• Short problem
Quote the listing below in full and exactly as written, but omit every picture.

• Source excerpt
***

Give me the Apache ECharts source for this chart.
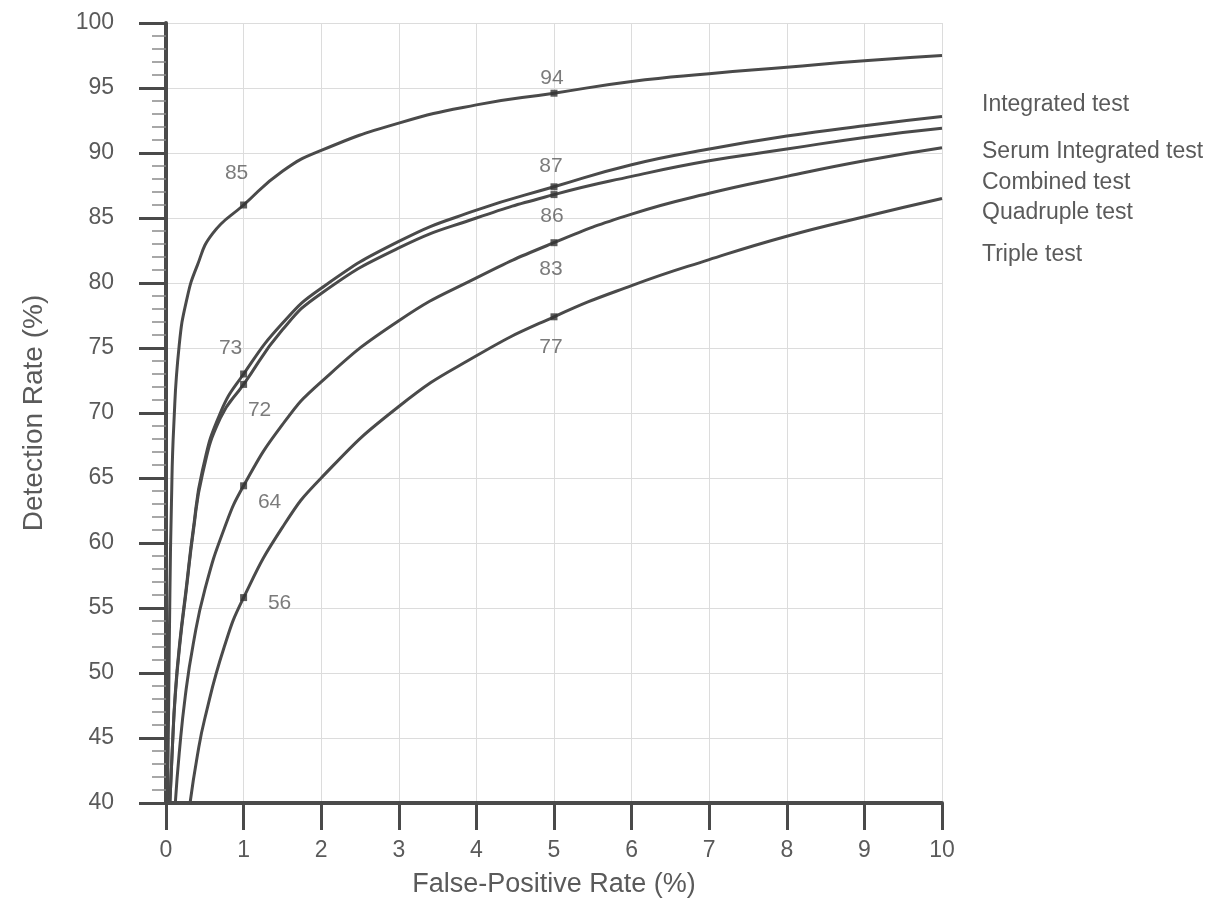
<!DOCTYPE html>
<html>
<head>
<meta charset="utf-8">
<script src="https://cdn.jsdelivr.net/npm/echarts@6/dist/echarts.min.js"></script>
<style>
html,body{margin:0;padding:0;background:#fff;}
#chart{width:1230px;height:904px;}
</style>
</head>
<body>
<div id="chart"></div>
<script>
// ---- data ----
const seriesNames = ['Integrated test', 'Serum Integrated test', 'Combined test', 'Quadruple test', 'Triple test'];

const integratedFPR = [0.02, 0.035, 0.05, 0.07, 0.1, 0.17, 0.27, 0.4, 0.6, 1, 1.5, 2, 3, 4, 5, 6, 7, 8, 9, 10];
const integratedDR  = [40, 48, 56, 63, 69, 75.2, 78.8, 81.3, 83.8, 86, 88.6, 90.2, 92.3, 93.7, 94.6, 95.5, 96.1, 96.6, 97.1, 97.5];

const serumFPR = [0.05, 0.08, 0.12, 0.18, 0.26, 0.35, 0.47, 0.7, 1, 1.5, 2, 3, 4, 5, 6, 7, 8, 9, 10];
const serumDR  = [40, 44, 48.5, 52.5, 56.5, 61, 65.6, 70, 73, 76.9, 79.6, 83.2, 85.6, 87.4, 89.1, 90.3, 91.3, 92.1, 92.8];

const combinedFPR = [0.05, 0.08, 0.12, 0.18, 0.26, 0.35, 0.47, 0.7, 1, 1.5, 2, 3, 4, 5, 6, 7, 8, 9, 10];
const combinedDR  = [40, 44, 48.3, 52.3, 56.3, 60.8, 65.3, 69.6, 72.2, 76.4, 79.2, 82.7, 85, 86.8, 88.2, 89.4, 90.3, 91.2, 91.9];

const quadrupleFPR = [0.12, 0.17, 0.25, 0.35, 0.5, 0.75, 1, 1.5, 2, 3, 4, 5, 6, 7, 8, 9, 10];
const quadrupleDR  = [40, 43.8, 48.3, 52.2, 56.4, 61.1, 64.4, 69.1, 72.4, 77.1, 80.4, 83.1, 85.3, 86.9, 88.2, 89.4, 90.4];

const tripleFPR = [0.31, 0.4, 0.5, 0.75, 1, 1.5, 2, 3, 4, 5, 6, 7, 8, 9, 10];
const tripleDR  = [40, 43.5, 46.5, 52, 55.8, 61.2, 65, 70.5, 74.4, 77.4, 79.8, 81.8, 83.6, 85.1, 86.5];

const markerFPR  = [1, 5, 1, 5, 1, 5, 1, 5, 1, 5];
const markerDR   = [86, 94.6, 73, 87.4, 72.2, 86.8, 64.4, 83.1, 55.8, 77.4];
const markerText = ['85', '94', '73', '87', '72', '86', '64', '83', '56', '77'];

const xTickValues = [0, 1, 2, 3, 4, 5, 6, 7, 8, 9, 10];
const yTickValues = [40, 45, 50, 55, 60, 65, 70, 75, 80, 85, 90, 95, 100];

// ---- layout / style (not data) ----
const labelOffsets = [[-7, -32], [-2, -15], [-13, -26], [-3, -21], [16, 26], [-2, 22], [26, 16], [-3, 27], [36, 6], [-3, 30]];
const legendTops = [105, 152, 183, 213, 255];
const INK = '#4a4a4a';
const TXT = '#5a5a5a';
const FONT = '"Liberation Sans", Arial, sans-serif';

function pairs(xs, ys) { return xs.map((x, i) => [x, ys[i]]); }

const curveData = [
  pairs(integratedFPR, integratedDR),
  pairs(serumFPR, serumDR),
  pairs(combinedFPR, combinedDR),
  pairs(quadrupleFPR, quadrupleDR),
  pairs(tripleFPR, tripleDR)
];

const lineSeries = curveData.map((d, i) => ({
  name: seriesNames[i],
  type: 'line',
  data: d,
  smooth: 0.5,
  showSymbol: false,
  symbol: 'none',
  clip: true,
  lineStyle: { color: INK, width: 3 },
  z: 3
}));

const markerSeries = {
  type: 'scatter',
  symbol: 'rect',
  symbolSize: 7,
  itemStyle: { color: '#333' },
  z: 5,
  data: markerFPR.map((x, i) => ({
    value: [x, markerDR[i]],
    label: {
      show: true,
      formatter: markerText[i],
      position: 'inside',
      offset: labelOffsets[i],
      color: TXT,
      fontSize: 21,
      fontFamily: FONT
    }
  }))
};

const chart = echarts.init(document.getElementById('chart'));
chart.setOption({
  backgroundColor: '#fff',
  animation: false,
  grid: { left: 166, right: 288, top: 23, bottom: 101, containLabel: false },
  xAxis: {
    type: 'value',
    min: xTickValues[0],
    max: xTickValues[xTickValues.length - 1],
    interval: 1,
    name: 'False-Positive Rate (%)',
    nameLocation: 'middle',
    nameGap: 68,
    nameTextStyle: { color: TXT, fontSize: 27, fontFamily: FONT },
    axisLine: { show: true, onZero: false, lineStyle: { color: INK, width: 4 } },
    axisTick: { show: true, length: 27, lineStyle: { color: INK, width: 3 } },
    axisLabel: { color: TXT, fontSize: 23, fontFamily: FONT, margin: 36 },
    splitLine: { show: true, lineStyle: { color: '#dcdcdc', width: 1 } }
  },
  yAxis: {
    type: 'value',
    min: yTickValues[0],
    max: yTickValues[yTickValues.length - 1],
    interval: 5,
    name: 'Detection Rate (%)',
    nameLocation: 'middle',
    nameGap: 118,
    nameRotate: 90,
    nameTextStyle: { color: TXT, fontSize: 28, fontFamily: FONT },
    axisLine: { show: true, onZero: false, lineStyle: { color: INK, width: 4 } },
    axisTick: { show: true, length: 27, lineStyle: { color: INK, width: 3 } },
    minorTick: { show: true, splitNumber: 5, length: 14, lineStyle: { color: '#8a8a8a', width: 1.5 } },
    axisLabel: { color: TXT, fontSize: 23, fontFamily: FONT, margin: 52 },
    splitLine: { show: true, lineStyle: { color: '#dcdcdc', width: 1 } }
  },
  graphic: seriesNames.map((n, i) => ({
    type: 'text',
    left: 982,
    top: legendTops[i] - 12,
    style: { text: n, fill: TXT, fontSize: 23, fontFamily: FONT }
  })),
  series: [...lineSeries, markerSeries]
});
</script>
</body>
</html>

***

• Result of this task
Give me the Apache ECharts source for this chart.
<!DOCTYPE html>
<html>
<head>
<meta charset="utf-8">
<script src="https://cdn.jsdelivr.net/npm/echarts@6/dist/echarts.min.js"></script>
<style>
html,body{margin:0;padding:0;background:#fff;}
#chart{width:1230px;height:904px;}
</style>
</head>
<body>
<div id="chart"></div>
<script>
// ---- data ----
const seriesNames = ['Integrated test', 'Serum Integrated test', 'Combined test', 'Quadruple test', 'Triple test'];

const integratedFPR = [0.02, 0.035, 0.05, 0.07, 0.1, 0.17, 0.27, 0.4, 0.6, 1, 1.5, 2, 3, 4, 5, 6, 7, 8, 9, 10];
const integratedDR  = [40, 48, 56, 63, 69, 75.2, 78.8, 81.3, 83.8, 86, 88.6, 90.2, 92.3, 93.7, 94.6, 95.5, 96.1, 96.6, 97.1, 97.5];

const serumFPR = [0.05, 0.08, 0.12, 0.18, 0.26, 0.35, 0.47, 0.7, 1, 1.5, 2, 3, 4, 5, 6, 7, 8, 9, 10];
const serumDR  = [40, 44, 48.5, 52.5, 56.5, 61, 65.6, 70, 73, 76.9, 79.6, 83.2, 85.6, 87.4, 89.1, 90.3, 91.3, 92.1, 92.8];

const combinedFPR = [0.05, 0.08, 0.12, 0.18, 0.26, 0.35, 0.47, 0.7, 1, 1.5, 2, 3, 4, 5, 6, 7, 8, 9, 10];
const combinedDR  = [40, 44, 48.3, 52.3, 56.3, 60.8, 65.3, 69.6, 72.2, 76.4, 79.2, 82.7, 85, 86.8, 88.2, 89.4, 90.3, 91.2, 91.9];

const quadrupleFPR = [0.12, 0.17, 0.25, 0.35, 0.5, 0.75, 1, 1.5, 2, 3, 4, 5, 6, 7, 8, 9, 10];
const quadrupleDR  = [40, 43.8, 48.3, 52.2, 56.4, 61.1, 64.4, 69.1, 72.4, 77.1, 80.4, 83.1, 85.3, 86.9, 88.2, 89.4, 90.4];

const tripleFPR = [0.31, 0.4, 0.5, 0.75, 1, 1.5, 2, 3, 4, 5, 6, 7, 8, 9, 10];
const tripleDR  = [40, 43.5, 46.5, 52, 55.8, 61.2, 65, 70.5, 74.4, 77.4, 79.8, 81.8, 83.6, 85.1, 86.5];

const markerFPR  = [1, 5, 1, 5, 1, 5, 1, 5, 1, 5];
const markerDR   = [86, 94.6, 73, 87.4, 72.2, 86.8, 64.4, 83.1, 55.8, 77.4];
const markerText = ['85', '94', '73', '87', '72', '86', '64', '83', '56', '77'];

const xTickValues = [0, 1, 2, 3, 4, 5, 6, 7, 8, 9, 10];
const yTickValues = [40, 45, 50, 55, 60, 65, 70, 75, 80, 85, 90, 95, 100];

// ---- layout / style (not data) ----
const labelOffsets = [[-7, -32], [-2, -15], [-13, -26], [-3, -21], [16, 26], [-2, 22], [26, 16], [-3, 27], [36, 6], [-3, 30]];
const legendTops = [105, 152, 183, 213, 255];
const INK = '#4a4a4a';
const TXT = '#5a5a5a';
const FONT = '"Liberation Sans", Arial, sans-serif';

function pairs(xs, ys) { return xs.map((x, i) => [x, ys[i]]); }

const curveData = [
  pairs(integratedFPR, integratedDR),
  pairs(serumFPR, serumDR),
  pairs(combinedFPR, combinedDR),
  pairs(quadrupleFPR, quadrupleDR),
  pairs(tripleFPR, tripleDR)
];

const lineSeries = curveData.map((d, i) => ({
  name: seriesNames[i],
  type: 'line',
  data: d,
  smooth: 0.5,
  showSymbol: false,
  symbol: 'none',
  clip: true,
  lineStyle: { color: INK, width: 3 },
  z: 3
}));

const markerSeries = {
  type: 'scatter',
  symbol: 'rect',
  symbolSize: 7,
  itemStyle: { color: '#333' },
  z: 5,
  data: markerFPR.map((x, i) => ({
    value: [x, markerDR[i]],
    label: {
      show: true,
      formatter: markerText[i],
      position: 'inside',
      offset: labelOffsets[i],
      color: TXT,
      fontSize: 21,
      fontFamily: FONT
    }
  }))
};

const chart = echarts.init(document.getElementById('chart'));
chart.setOption({
  backgroundColor: '#fff',
  animation: false,
  grid: { left: 166, right: 288, top: 23, bottom: 101, containLabel: false },
  xAxis: {
    type: 'value',
    min: xTickValues[0],
    max: xTickValues[xTickValues.length - 1],
    interval: 1,
    name: 'False-Positive Rate (%)',
    nameLocation: 'middle',
    nameGap: 68,
    nameTextStyle: { color: TXT, fontSize: 27, fontFamily: FONT },
    axisLine: { show: true, onZero: false, lineStyle: { color: INK, width: 4 } },
    axisTick: { show: true, length: 27, lineStyle: { color: INK, width: 3 } },
    axisLabel: { color: TXT, fontSize: 23, fontFamily: FONT, margin: 36 },
    splitLine: { show: true, lineStyle: { color: '#dcdcdc', width: 1 } }
  },
  yAxis: {
    type: 'value',
    min: yTickValues[0],
    max: yTickValues[yTickValues.length - 1],
    interval: 5,
    name: 'Detection Rate (%)',
    nameLocation: 'middle',
    nameGap: 118,
    nameRotate: 90,
    nameTextStyle: { color: TXT, fontSize: 28, fontFamily: FONT },
    axisLine: { show: true, onZero: false, lineStyle: { color: INK, width: 4 } },
    axisTick: { show: true, length: 27, lineStyle: { color: INK, width: 3 } },
    minorTick: { show: true, splitNumber: 5, length: 14, lineStyle: { color: '#8a8a8a', width: 1.5 } },
    axisLabel: { color: TXT, fontSize: 23, fontFamily: FONT, margin: 52 },
    splitLine: { show: true, lineStyle: { color: '#dcdcdc', width: 1 } }
  },
  graphic: seriesNames.map((n, i) => ({
    type: 'text',
    left: 982,
    top: legendTops[i] - 12,
    style: { text: n, fill: TXT, fontSize: 23, fontFamily: FONT }
  })),
  series: [...lineSeries, markerSeries]
});
</script>
</body>
</html>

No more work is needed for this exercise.